Officiellement, le 37e Festival international du film de Toronto (TIFF) a été lancé hier soir avec la présentation en grande pompe du film Looper, un thriller futuriste réalisé par Rian Johnson. Dans les faits, le TIFF roule déjà à plein régime depuis hier matin.

Aux abords du Bell Lightbox et de l'hôtel Hyatt, qui tiennent lieu de quartier général, on peut distinguer très nettement les journalistes «locaux» de ceux qui arrivent des quatre coins du monde pour l'occasion. Les premiers, forts de toutes les projections auxquelles ils ont déjà eu droit au cours des deux ou trois dernières semaines, envisagent les prochains jours avec sérénité. Les autres, qui formaient hier matin une file impressionnante devant le comptoir des accréditations où ils pouvaient retirer leur précieux badge, empruntent plutôt le regard du chevreuil apeuré. Des jurons se sont fait entendre aussi (souvent même dans plusieurs des langues reconnues par les Nations unies!) quand est venu pour eux le moment d'essayer de se construire un horaire. Trop de films incontournables en même temps, trop de conférences de presse, trop d'événements, trop d'invités, trop de fêtes «à ne pas rater sous aucun prétexte». Trop de tout. Le casse-tête absolu.

Quelques rues plus loin, au moins trois des étages de l'hôtel Intercontinental étaient investis par des relationnistes dont le rôle, du moins semble-t-il, est d'arborer un attirail d'agent secret, de déplacer les stars d'une suite à l'autre et de chronométrer à la seconde près leurs conversations avec les scribes. Monsieur Willis, par ici. Vous, mademoiselle Cotillard, par là. Monsieur Gordon-Levitt? Mais on ne vous attendait pas si tôt!

Pour les professionnels et les journalistes, Toronto relève bien davantage du gros showcase que d'un festival de cinéma. L'absence d'un volet compétitif permet en outre d'attirer d'imposantes locomotives, lancées ici sans trop de grands risques. Une programmation très riche - probablement la plus riche de la planète - est ainsi construite autour des productions plus médiatisées. Il n'y a pratiquement rien à jeter de ce menu gargantuesque constitué de 372 films, parmi lesquels 289 longs métrages. Dans ce déluge cinématographique, des oeuvres qui mériteraient plus d'attention sont forcément noyées.

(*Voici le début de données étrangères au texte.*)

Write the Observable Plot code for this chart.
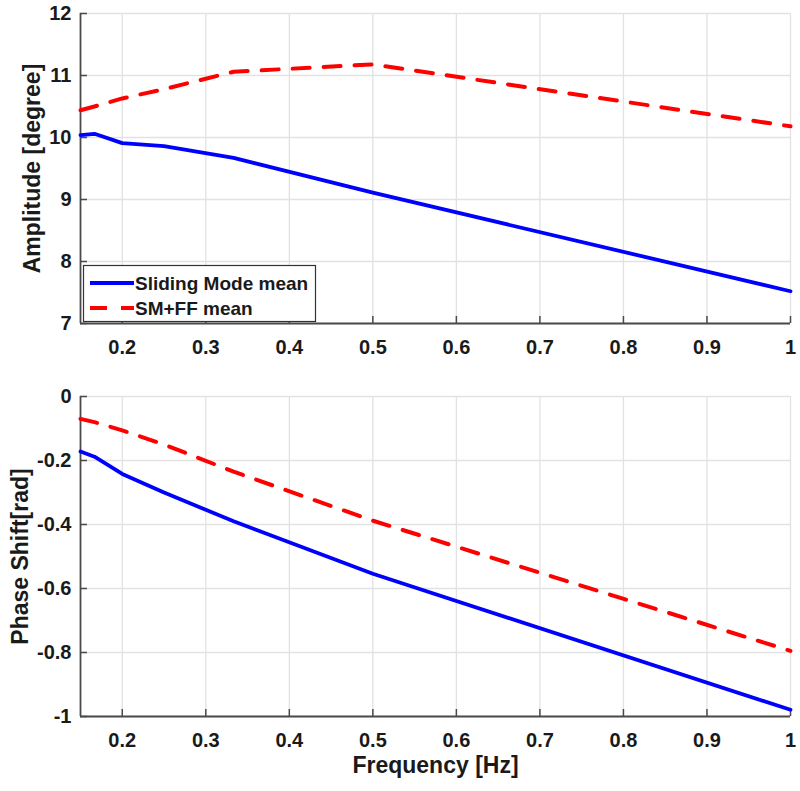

Cela dit, la formule a fait ses preuves. D'autant que, probablement plus qu'ailleurs, le TIFF vit son effervescence au cours du premier week-end. Comme un gros rush d'adrénaline. La plupart des professionnels et journalistes ne séjournant ici que quelques jours, les campagnes de promotion autour de certains des films les plus attendus sont orchestrées au début du festival, provoquant d'inévitables bousculades dans les esprits.

Les cinéphiles torontois, qui vivent le festival dans une ambiance de fête, ne pourraient être plus comblés. Ce sont eux qui ressortent grands gagnants de l'aventure. Et ils ont toutes les raisons du monde de se réjouir du succès de cet événement, considéré maintenant par plusieurs observateurs comme le plus important après Cannes.

Le ventre plein

Ça joue dur dans le monde des festivals. Dans le Toronto Sun d'hier, on déplorait le fait que le Festival de Telluride vienne parfois jouer les trouble-fêtes en sélectionnant des films qui auraient en principe dû être présentés en primeur mondiale dans la Ville reine. Vous n'êtes pas gentils. Ça casse le fun, bon. Mis à part le fait de ne pas présenter de volet compétitif non plus, le petit festival du Colorado partage pourtant peu de chose avec le TIFF. Étalé sur quatre jours à peine (il a eu lieu du 31 août au 3 septembre cette année), il propose peu de longs métrages (25 environ, incluant des documentaires). D'où le prestige d'une sélection là-bas très significative aux yeux des intervenants de l'industrie américaine. Le hic, c'est que la programmation de Telluride est toujours annoncée au tout dernier moment. Et ça commence à tomber un peu sur les nerfs du monde ici. Probablement moins sur ceux des organisateurs du TIFF que sur ceux des Torontois, à vrai dire. Par exemple, on n'apprécie pas le fait que Argo, la nouvelle réalisation de Ben Affleck d'abord annoncée en primeur mondiale, n'ait désormais plus ici que le statut d'une «primeur internationale». Vraiment, y en a qui se plaignent le ventre plein.